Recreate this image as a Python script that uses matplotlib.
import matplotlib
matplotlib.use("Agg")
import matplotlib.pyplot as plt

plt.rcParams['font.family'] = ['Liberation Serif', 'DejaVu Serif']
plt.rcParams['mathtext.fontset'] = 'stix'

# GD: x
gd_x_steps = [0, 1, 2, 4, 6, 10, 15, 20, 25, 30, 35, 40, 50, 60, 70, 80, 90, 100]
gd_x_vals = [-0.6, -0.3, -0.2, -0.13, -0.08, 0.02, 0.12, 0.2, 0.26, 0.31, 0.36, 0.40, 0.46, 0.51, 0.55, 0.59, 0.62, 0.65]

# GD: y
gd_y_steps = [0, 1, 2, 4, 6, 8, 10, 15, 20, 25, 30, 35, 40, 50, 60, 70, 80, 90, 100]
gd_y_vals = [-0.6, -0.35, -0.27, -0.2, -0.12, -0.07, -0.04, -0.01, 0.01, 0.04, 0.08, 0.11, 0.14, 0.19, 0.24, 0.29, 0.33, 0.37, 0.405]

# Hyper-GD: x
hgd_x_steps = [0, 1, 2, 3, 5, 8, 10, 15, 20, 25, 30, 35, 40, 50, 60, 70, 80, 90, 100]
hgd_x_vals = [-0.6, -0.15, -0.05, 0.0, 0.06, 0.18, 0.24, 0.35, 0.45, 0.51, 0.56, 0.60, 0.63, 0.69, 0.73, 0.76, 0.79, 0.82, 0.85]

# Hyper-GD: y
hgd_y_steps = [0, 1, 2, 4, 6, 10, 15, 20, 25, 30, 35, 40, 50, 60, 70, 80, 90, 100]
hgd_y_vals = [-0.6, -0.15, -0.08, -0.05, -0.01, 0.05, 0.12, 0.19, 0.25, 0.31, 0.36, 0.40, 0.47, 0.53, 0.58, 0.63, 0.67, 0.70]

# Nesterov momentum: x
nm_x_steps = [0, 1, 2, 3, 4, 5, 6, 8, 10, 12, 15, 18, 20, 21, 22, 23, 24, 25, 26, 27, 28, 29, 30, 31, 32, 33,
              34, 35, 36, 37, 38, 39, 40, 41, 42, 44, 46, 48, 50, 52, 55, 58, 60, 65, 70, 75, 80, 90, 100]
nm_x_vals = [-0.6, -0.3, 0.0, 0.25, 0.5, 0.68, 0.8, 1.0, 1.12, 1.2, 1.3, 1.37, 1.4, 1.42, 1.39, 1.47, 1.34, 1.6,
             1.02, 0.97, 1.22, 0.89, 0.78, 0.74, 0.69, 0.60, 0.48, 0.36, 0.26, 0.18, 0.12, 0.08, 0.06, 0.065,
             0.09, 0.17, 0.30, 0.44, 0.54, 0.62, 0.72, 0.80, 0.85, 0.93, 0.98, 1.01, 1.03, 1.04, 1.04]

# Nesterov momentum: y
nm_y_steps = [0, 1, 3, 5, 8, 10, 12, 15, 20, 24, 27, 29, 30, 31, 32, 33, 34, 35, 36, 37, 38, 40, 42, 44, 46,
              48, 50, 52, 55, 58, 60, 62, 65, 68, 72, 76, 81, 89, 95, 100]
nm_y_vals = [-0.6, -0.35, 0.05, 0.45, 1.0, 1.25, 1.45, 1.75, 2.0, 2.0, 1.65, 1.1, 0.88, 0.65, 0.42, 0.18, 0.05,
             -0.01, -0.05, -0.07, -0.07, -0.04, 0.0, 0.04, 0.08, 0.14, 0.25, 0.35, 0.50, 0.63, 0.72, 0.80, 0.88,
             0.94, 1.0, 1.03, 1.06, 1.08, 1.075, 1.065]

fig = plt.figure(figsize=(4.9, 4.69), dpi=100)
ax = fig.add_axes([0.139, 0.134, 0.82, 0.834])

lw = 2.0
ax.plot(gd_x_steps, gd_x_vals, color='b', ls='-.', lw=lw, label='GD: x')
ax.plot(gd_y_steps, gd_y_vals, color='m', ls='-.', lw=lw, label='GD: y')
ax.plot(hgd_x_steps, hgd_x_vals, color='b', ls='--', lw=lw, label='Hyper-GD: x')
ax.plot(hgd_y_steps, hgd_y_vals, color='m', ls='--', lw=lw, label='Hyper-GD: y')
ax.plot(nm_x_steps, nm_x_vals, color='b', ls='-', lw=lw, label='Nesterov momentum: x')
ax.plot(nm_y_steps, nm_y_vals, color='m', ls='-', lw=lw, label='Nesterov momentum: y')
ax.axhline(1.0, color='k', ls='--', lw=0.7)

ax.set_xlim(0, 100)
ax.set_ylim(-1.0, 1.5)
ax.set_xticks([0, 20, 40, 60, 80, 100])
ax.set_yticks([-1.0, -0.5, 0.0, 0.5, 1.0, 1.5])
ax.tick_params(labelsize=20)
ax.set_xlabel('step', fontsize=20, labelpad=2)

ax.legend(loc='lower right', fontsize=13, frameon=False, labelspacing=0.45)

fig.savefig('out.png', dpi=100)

::::::

_Written problem_
Write out, exactly and with nothing else, the lines of the listing above from its first line through the line with "plt.rcParams['mathtext.fontset'] = 'stix'".

_Written answer_
Recreate this image as a Python script that uses matplotlib.
import matplotlib
matplotlib.use("Agg")
import matplotlib.pyplot as plt

plt.rcParams['font.family'] = ['Liberation Serif', 'DejaVu Serif']
plt.rcParams['mathtext.fontset'] = 'stix'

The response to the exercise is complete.